On a l’impression qu’il s’amuse en inventant des histoires. Il les complique toujours et les dédouble. Il a un monde à lui et sur le plateau j’ai l’impression d’être un enfant comme lui. On a vraiment le sentiment que ce n’est pas sérieux tout en étant très sérieux. Chez lui, c’est une histoire qui court ; on cherche à être dans la vie et à être en relation avec le monde et les autres. Il a aussi une grande richesse d’invention sur le moment. Il peut modifier des choses et proposer un texte auquel il a pensé et écrit sur un coin de table.
De Franju à Buñuel, vous évoluez également dans des univers surréalistes, vos personnages étant un lien indéniable entre ces œuvres. Choisissez-vous vos rôles en fonction de ces univers ?
Pas forcément. Le surréalisme est intéressant car il ouvre un monde des possibles. Mais c’est surtout des rencontres, le hasard, les chances des disponibilités, les affinités et les amitiés. C’est certain qu’on ne peut pas tricher au cinéma.
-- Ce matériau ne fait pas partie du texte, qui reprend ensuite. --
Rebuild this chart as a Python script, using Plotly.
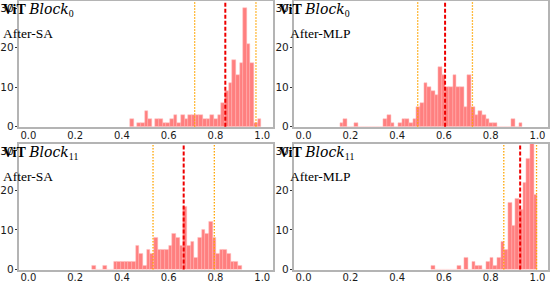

Si on a de réelles affinités avec un metteur en scène et une grande admiration pour lui, on devient proche et on peut entrer dans son univers et y avoir sa place.
Quels sont vos projets ?
Cette année, c’est surtout le théâtre. Je viens de jouer un excellent texte de Virginia Woolf, Une chambre à soi, que j’ai joué cinq semaines à Paris et je répète actuellement une pièce de Natalia Ginzburg au théâtre de la Madeleine, avec Valeria Bruni-Tedeschi, mise en scène par Marie-Louise Bischofberger. On va jouer à partir de la deuxième partie de janvier. Pour le cinéma, j’attends que certains projets se concrétisent mais il y a un film qui va sortir en mars, Je te mangerais, de Sophie Laloy avec Isild Le Besco.